Rust’s memory safety guarantees allow you to fearlessly and efficiently do concurrent programming. Rust’s notoriously famous borrow checker plays a big role in providing safe concurrency. Thanks to memory safety and ownership checks, Rust’s compiler catches a lot of concurrency errors at the compile time rather than during the execution.

Microsoft’s security engineer, Matt Miller gave a talk at BlueHat security conference earlier this year, where he said that, on average, 70% of security vulnerabilities found in Microsoft’s products were due to memory safety issues.

Source

If Microsoft had used a memory-safe language like Rust, all of these issues could have been avoided. Microsoft realizes this, and they are working on developing a Rust-like language of their own.

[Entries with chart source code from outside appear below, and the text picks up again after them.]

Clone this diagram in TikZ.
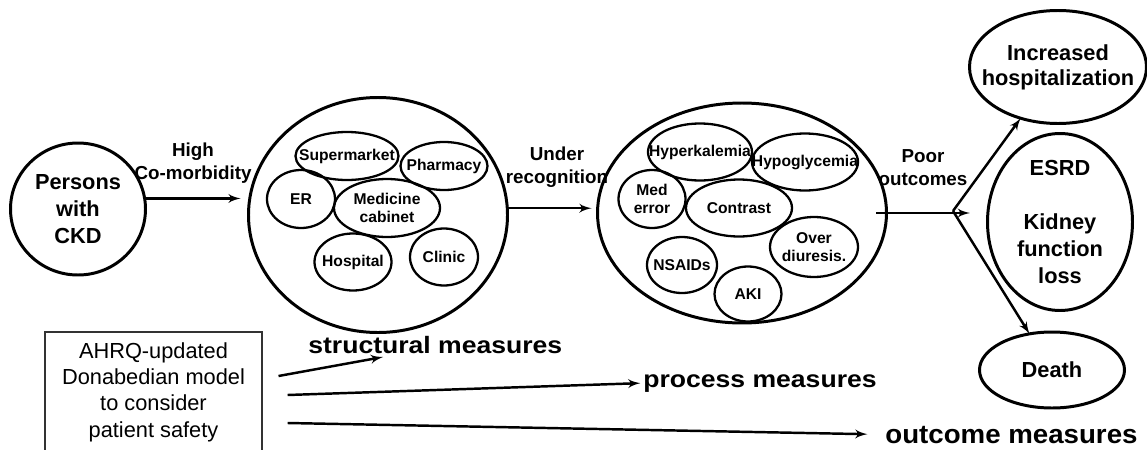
\documentclass[tikz,border=0pt]{standalone}
\usepackage{graphicx}
\usepackage{fontspec}
\setmainfont{Liberation Sans}
\usepackage{tikz}
\usetikzlibrary{arrows,shapes.geometric}

\tikzset{
  ell/.style 2 args={ellipse, draw, line width=1.3pt, minimum width=#1*0.02cm,
    minimum height=#2*0.02cm, inner sep=0pt, outer sep=0pt},
  big/.style={line width=1.7pt},
  lbl/.style={font=\fontsize{8.9}{10.6}\selectfont\bfseries, align=center, inner sep=0pt},
  txt/.style={font=\fontsize{12.4}{15.3}\selectfont\bfseries, align=center, inner sep=0pt},
  mid/.style={font=\fontsize{10.7}{13}\selectfont\bfseries, align=center, inner sep=0pt},
  measure/.style={font=\fontsize{13.5}{15}\selectfont\bfseries, inner sep=0pt, anchor=base west},
  arr/.style={-latex', line width=1.4pt}
}

\begin{document}
\begin{tikzpicture}[x=0.02cm,y=-0.02cm]
                \useasboundingbox (0,0) rectangle (1147,450);

                \node[ell={135}{132}, big, label={[txt]center:{Persons\\with\\CKD}}] (ckd) at (78,209) {};

                \node[ell={259}{235}, big] (struct) at (378,215) {};
                \node[ell={103}{48}, label={[lbl]center:Supermarket}] (supermarket) at (347,156) {};
                \node[ell={87}{48}, label={[lbl]center:Pharmacy}] (pharmacy) at (444,166) {};
                \node[ell={68}{58}, label={[lbl]center:ER}] (er) at (301,199) {};
                \node[ell={106}{58}, label={[lbl]center:{Medicine\\cabinet}}] (cabinet) at (387,208) {};
                \node[ell={77}{57}, label={[lbl]center:Hospital}] (hospital) at (353,262) {};
                \node[ell={68}{57}, label={[lbl]center:Clinic}] (clinic) at (444,257) {};

                \node[ell={289}{220}, big] (proc) at (742,213) {};
                \node[ell={104}{57}, label={[lbl]center:Hyperkalemia}] (hyperk) at (700,152) {};
                \node[ell={106}{57}, label={[lbl]center:Hypoglycemia}] (hypog) at (805,162) {};
                \node[ell={67}{58}, label={[lbl]center:{Med\\error}}] (mederr) at (652,199) {};
                \node[ell={106}{57}, label={[lbl]center:Contrast}] (contrast) at (739,208) {};
                \node[ell={88}{60}, label={[lbl]center:{Over\\diuresis.}}] (diuresis) at (814,247) {};
                \node[ell={70}{56}, label={[lbl]center:NSAIDs}] (nsaids) at (682,265) {};
                \node[ell={67}{55}, label={[lbl]center:AKI}] (aki) at (748,294) {};

                \node[ell={177}{113}, big, label={[txt,font=\fontsize{12.4}{14.2}\selectfont\bfseries]center:{Increased\\hospitalization}}] (hosp) at (1058,67) {};
                \node[ell={145}{177}, big, label={[txt]center:{ESRD\\[15.3pt]Kidney\\function\\loss}}] (esrd) at (1060,222) {};
                \node[ell={145}{76}, big, label={[txt]center:Death}] (death) at (1052,370) {};

                \node[mid] (comorb) at (193,163) {High\\Co-morbidity};
                \node[mid] (underrec) at (557,167) {Under\\recognition};
                \node[mid] (poor) at (923,168) {Poor\\outcomes};

                \node[draw=black!80, line width=0.6pt, minimum width=217*0.02cm, minimum height=120*0.02cm,
                  font=\fontsize{12.4}{15}\selectfont, align=center] (ahrq) at (153.5,392)
                  {AHRQ-updated\\Donabedian model\\to consider\\patient safety};

                \node[measure] (smeas) at (308,353) {\scalebox{1.12}[1]{structural measures}};
                \node[measure] (pmeas) at (643,387) {\scalebox{1.12}[1]{process measures}};
                \node[measure, font=\fontsize{15}{17}\selectfont\bfseries] (omeas) at (885,443) {\scalebox{1.05}[1]{outcome measures}};

                \coordinate (fork) at (953,211);

                \draw[arr, shorten >=4.5pt] (ckd.9) -- (ckd.9 -| struct.west);
                \draw[arr, shorten >=3.4pt] (struct.3) -- (struct.3 -| proc.west);
                \draw[arr, shorten >=10pt] ([xshift=-5.7pt]proc.east) -- (proc.east -| esrd.west);
                \draw[arr] (fork) -- (hosp);
                \draw[arr] (fork) -- (death);

                \draw[arr] ([shift={(16,-16)}]ahrq.east) -- ([shift={(75,4)}]smeas.base west);
                \draw[arr, shorten >=1.5pt] ([shift={(25,3)}]ahrq.east) -- (pmeas.west);
                \draw[arr, shorten >=10pt] ([shift={(25,31)}]ahrq.east) -- (omeas.west);
            \end{tikzpicture}
\end{document}
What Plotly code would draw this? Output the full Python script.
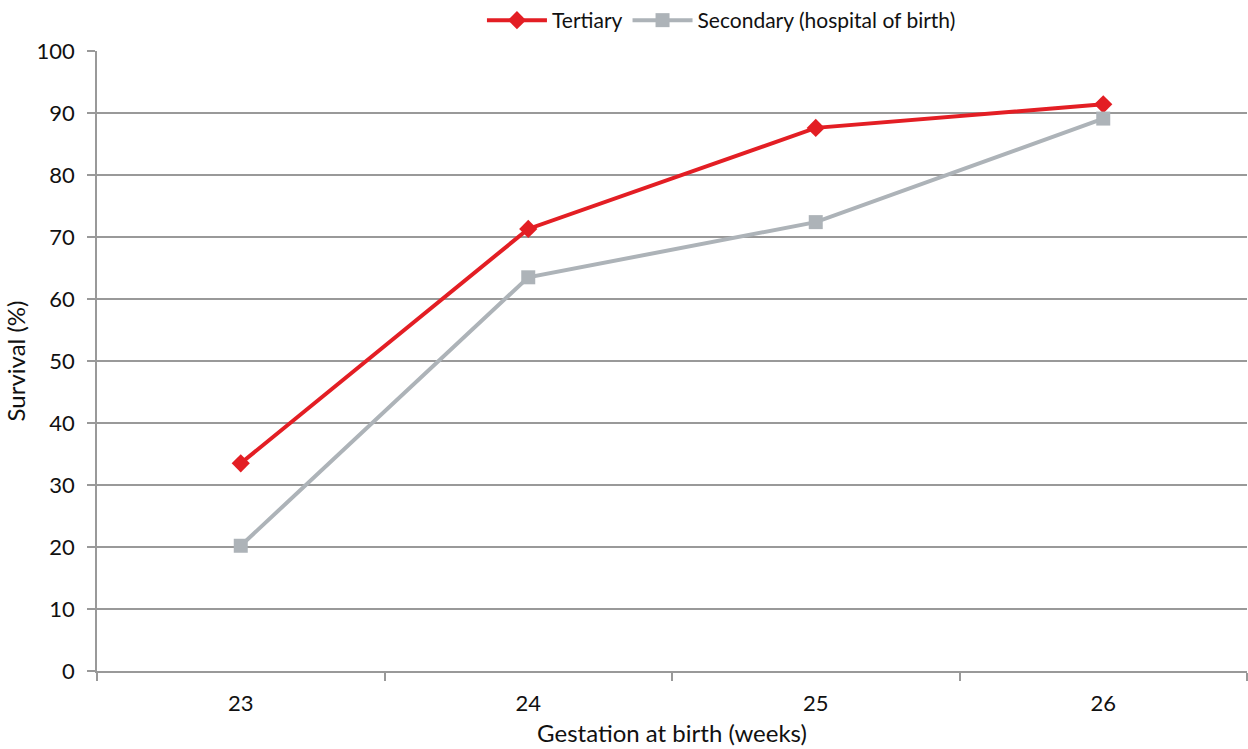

Tooling and Developer Community

Rust is a language by the developers, for the developers. Rust comes with a plethora of tools that make a developer’s life easier and safer. Rust has a sizeable and friendly developer community that has created countless tools dedicated to improving the developer experience. Some of my favorite Rust tools include Cargo, Rustup, Rustfmt, Clippy and Cargo Doc.

Libraries and Frameworks

Thanks to Cargo and crates.io, Rust has an abundance of surprisingly high-quality libraries that you can plug into your project. Since Rust is a new language, It’s only going to get better from here. There are already over 33,000 crates on crates.io that you can add to your project with a single cargo command.

Apart from libraries that you can plug into your projects, Rust also has a lot of full-fledged frameworks that you can use to fast track your development. If you need a web framework, go check out Rocket. If you need a blockchain framework, go check out Substrate.

Final Thoughts

Rust has a relatively steep learning curve because the compiler won’t let you proceed if you write insecure code. You might want to stick to something like Python if you want to spin up a quick Proof of Concept but if you want to write high-quality production code, Rust will probably work much better for you.

Rust is an emerging language with a bright future. If your goal is to write secure, reliable and performing code, look no further.